Welcome to iLeads Insurance Market Minute, where we bring you the latest, most relevant news regarding the insurance market. Last week you were reading Commercial Insurance Rate Hikes Near Double Digits In Q2: Willis. This week we’re bringing you:
This time the insurance industry lost after reading the small print*
When can one say a notifiable disease has occurred within a “vicinity” if the whole country is in lockdown? For fans of dense legal disputes, the high court’s judgment in the big Covid-19 business interruption insurance case offered hours of rhetorical fun. For non-fans, here’s a summary: the insurance industry quibbled over the small print in policies and thus reinforced every damning caricature of its way of working.

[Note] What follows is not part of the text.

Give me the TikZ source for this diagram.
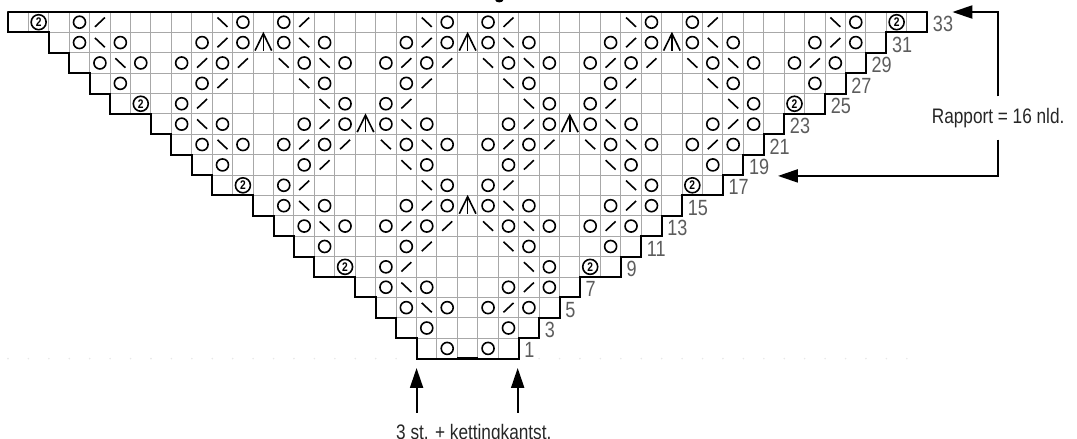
\documentclass[tikz,border=0pt]{standalone}
\usepackage{fontspec}
\setmainfont[FakeStretch=0.82]{Liberation Sans}
\usetikzlibrary{arrows.meta}

\begin{document}
\begin{tikzpicture}[x=20.43pt, y=-20.39pt,
    cellline/.style={line width=1pt, gridgray},
    rand/.style={line width=2pt, line cap=round, line join=miter},
    teken/.style={line width=1.6pt, black},
    twoteken/.style={circle, draw, line width=1.6pt, minimum size=15pt, inner sep=0pt, font=\fontsize{12.5pt}{12.5pt}\selectfont\bfseries},
    nummer/.style={anchor=west, inner sep=0pt, numgray, font=\fontsize{22pt}{22pt}\selectfont},
    uitleg/.style={inner sep=0pt, textgray, font=\fontsize{21pt}{21pt}\selectfont},
    pijl/.style={-{Triangle[length=20pt,width=13pt]}, line width=2.1pt}]

%my colors
\definecolor{gridgray}{rgb}{0.66, 0.66, 0.66}
\definecolor{numgray}{rgb}{0.36, 0.36, 0.36}
\definecolor{textgray}{rgb}{0.15, 0.15, 0.15}

    % Page size, the chart starts at (0,0)
    \useasboundingbox (-0.3916,-0.5885) rectangle (52.33,20.94);

    % Cells of each row: row/first/last
    \foreach \r/\a/\b in {0/0/45,1/2/43,2/3/42,3/4/41,4/5/40,5/7/38,6/8/37,7/9/36,8/10/35,
                          9/12/33,10/13/32,11/14/31,12/15/30,13/17/28,14/18/27,15/19/26,16/20/25} {
        \foreach \c in {\a,...,\b} \draw[cellline] (\c,\r) -- (\c,\r+1);
        \draw[cellline] (\a,\r) -- (\b,\r);
        \draw[cellline] (\a,\r+1) -- (\b,\r+1);
    }

    % Grid marks left on the bottom line
    \foreach \c in {0,...,19} \fill[black!9] (\c,17) circle (0.9pt);
    \foreach \c in {26,...,44} \fill[black!9] (\c,17) circle (0.9pt);

    % Outline of the chart, the top edge is lighter
    \draw[rand] (45,0) -- (45,1) -- (43,1) -- (43,2) -- (42,2) -- (42,3) -- (41,3) -- (41,4)
        -- (40,4) -- (40,5) -- (38,5) -- (38,6) -- (37,6) -- (37,7) -- (36,7) -- (36,8) -- (35,8) -- (35,9)
        -- (33,9) -- (33,10) -- (32,10) -- (32,11) -- (31,11) -- (31,12) -- (30,12) -- (30,13)
        -- (28,13) -- (28,14) -- (27,14) -- (27,15) -- (26,15) -- (26,16) -- (25,16) -- (25,17)
        -- (20,17) -- (20,16) -- (19,16) -- (19,15) -- (18,15) -- (18,14) -- (17,14) -- (17,13)
        -- (15,13) -- (15,12) -- (14,12) -- (14,11) -- (13,11) -- (13,10) -- (12,10) -- (12,9)
        -- (10,9) -- (10,8) -- (9,8) -- (9,7) -- (8,7) -- (8,6) -- (7,6) -- (7,5)
        -- (5,5) -- (5,4) -- (4,4) -- (4,3) -- (3,3) -- (3,2) -- (2,2) -- (2,1) -- (0,1) -- (0,0);
    \draw[line width=1.5pt, line cap=round] (0,0) -- (45,0);
    % Middle stitch is marked heavier
    \draw[line width=2.4pt] (22,0) -- (23,0);
    \draw[line width=2.6pt] (22,17) -- (23,17);

    % Round symbols
    \foreach \r/\cols in {0/{3,11,13,21,23,31,33,41},
                          1/{3,5,9,11,13,15,19,21,23,25,29,31,33,35,39,41},
                          2/{4,6,8,10,14,16,18,20,24,26,28,30,34,36,38,40},
                          3/{5,9,15,19,25,29,35,39},
                          4/{8,16,18,26,28,36},
                          5/{8,10,14,16,18,20,24,26,28,30,34,36},
                          6/{9,11,13,15,19,21,23,25,29,31,33,35},
                          7/{10,14,20,24,30,34},
                          8/{13,21,23,31},
                          9/{13,15,19,21,23,25,29,31},
                          10/{14,16,18,20,24,26,28,30},
                          11/{15,19,25,29},
                          12/{18,26},
                          13/{18,20,24,26},
                          14/{19,21,23,25},
                          15/{20,24},
                          16/{21,23}} {
        \foreach \c in \cols \draw[teken] (\c+.5,\r+.5) circle (6pt);
    }

    % Rising strokes
    \foreach \r/\cols in {0/{4,14,24,34},
                          1/{10,20,30,40},
                          2/{9,11,19,21,29,31,39},
                          3/{10,20,30},
                          4/{9,19,29},
                          5/{15,25,35},
                          6/{14,16,24,26,34},
                          7/{15,25},
                          8/{14,24},
                          9/{20,30},
                          10/{19,21,29},
                          11/{20},
                          12/{19},
                          13/{25},
                          14/{24}} {
        \foreach \c in \cols \draw[teken] (\c+.5,\r+.5) ++(-5pt,-4.7pt) -- ++(10pt,9.4pt);
    }

    % Falling strokes
    \foreach \r/\cols in {0/{10,20,30,40},
                          1/{4,14,24,34},
                          2/{5,13,15,23,25,33,35},
                          3/{14,24,34},
                          4/{15,25,35},
                          5/{9,19,29},
                          6/{10,18,20,28,30},
                          7/{19,29},
                          8/{20,30},
                          9/{14,24},
                          10/{15,23,25},
                          11/{24},
                          12/{25},
                          13/{19},
                          14/{20}} {
        \foreach \c in \cols \draw[teken] (\c+.5,\r+.5) ++(-5pt,4.7pt) -- ++(10pt,-9.4pt);
    }

    % Three stitches into one
    \foreach \r/\c in {1/12,1/22,1/32,5/17,5/27,9/22} {
        \draw[teken] (\c+.5,\r+.5) ++(-8.3pt,-8pt) -- ++(8.3pt,17pt) -- ++(8.3pt,-17pt);
        \draw[teken] (\c+.5,\r+.5) ++(0pt,-8pt) -- ++(0pt,17pt);
    }

    % Double yarn over
    \foreach \r/\c in {0/1,0/43,4/6,4/38,8/11,8/33,12/16,12/28} {
        \node[twoteken] (two\r-\c) at (\c+.5,\r+.5) {2};
    }

    % Row numbers
    \foreach \r/\b/\n in {0/45/33,1/43/31,2/42/29,3/41/27,4/40/25,5/38/23,6/37/21,7/36/19,8/35/17,
                          9/33/15,10/32/13,11/31/11,12/30/9,13/28/7,14/27/5,15/26/3,16/25/1} {
        \node[nummer] (n\n) at ([xshift=5.5pt,yshift=-2pt]\b,\r+.5) {\n};
    }

    % Repeat, with its two arrows
    \node[uitleg, minimum height=43pt] (rapport) at (48.47,5.2) {Rapport = 16 nld.};
    \coordinate (rapTop) at (46.23,0);
    \coordinate (rapBottom) at (37.69,8.04);
    \draw[pijl] (rapport.north) |- (rapTop);
    \draw[pijl] (rapport.south) |- (rapBottom);

    % Edge stitches, with their two arrows
    \node[uitleg, anchor=base, inner ysep=12pt] (kant) at (22.8,20.99) {3 st. + kettingkantst.};
    \coordinate (kantL) at (20,17.46);
    \coordinate (kantR) at (24.95,17.46);
    \draw[pijl] (kantL |- kant.north) -- (kantL);
    \draw[pijl] (kantR |- kant.north) -- (kantR);

    % Tail of the cut off heading above the chart
    \fill (24.05,-0.5885) ++(-4pt,0pt) arc[start angle=180, end angle=360, x radius=4pt, y radius=2.4pt] -- cycle;

\end{tikzpicture}
\end{document}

Not in every case, to be clear. As might be expected when the court was considering 21 sample wordings in policies, there were differences and nuances; individual firms even won on a few examples. But, taken as a whole, the industry looks grubby.
Victory for the Financial Conduct Authority, which brought the test case to provide legal clarity, may have been partial but it was also significant. Barring a successful appeal by the insurers, thousands of small businesses with “non-damage” clauses covering instances of business interruption should now get some money.
Travelers wins another COVID-19 coverage ruling*
Another federal court in California on Monday ruled that an insurer does not have to cover business interruption losses for a policyholder that closed its operations due to government-ordered COVID-19 lockdowns.
A Travelers Cos. Inc. unit is not obligated to pay a lost income claim submitted by Mudpie Inc., a San Francisco children’s clothing and toy store, because the store did not suffer a physical loss under the terms of the policy, the court ruled.
In Mudpie Inc. v. Travelers Casualty Insurance Co. of America, which was heard in U.S. District Court for the Northern District of California, the store said it had lost income after it was forced to close earlier this year to help limit the spread of COVID-19.
New Jersey latest COVID-19 comp presumption state*
Gov. Phil Murphy, D-New Jersey, on Monday signed into law a bill that provides workers compensation benefits for essential workers who acquire COVID-19.
Lawmakers in July passed S.B. 2380, which creates the rebuttable presumption that COVID-19 is an occupational disease during a declared state of emergency for certain workers.
According to the law, essential employees are classified as those whose job duties are considered essential during an emergency response and recovery operation; public or private sector employees whose job duties are essential to the public’s health, safety, and welfare; emergency responders and workers at health care facilities and those performing jobs that support a health care facility, such as laundry, research, and hospital food service.
Munich Re halts sale of pandemic business coverage*
German reinsurer Munich Re has halted the sale of coverage to protect against business losses in future pandemics, the Bloomberg has reported.
The decision is reported to have been made after the firm took a €1.5 bn ($1.8 bn) hit due to Covid-19 in the first half of this year.
Munich Re reinsurance head Torsten Jeworrek told the news agency: “We are currently examining whether we will offer new contracts that include pandemic protection in property and casualty insurance in the future.
“For the moment it has been suspended, for example with respect to event cancellations.”
According to the report, a major portion of these losses were brought by the cancellation of events in the wake of the pandemic this year.
In March, Munich Re issued a profit warning and stopped a share-buyback program due to a spike in Covid-19 claims. The company did not issue the new profit guidance for this year.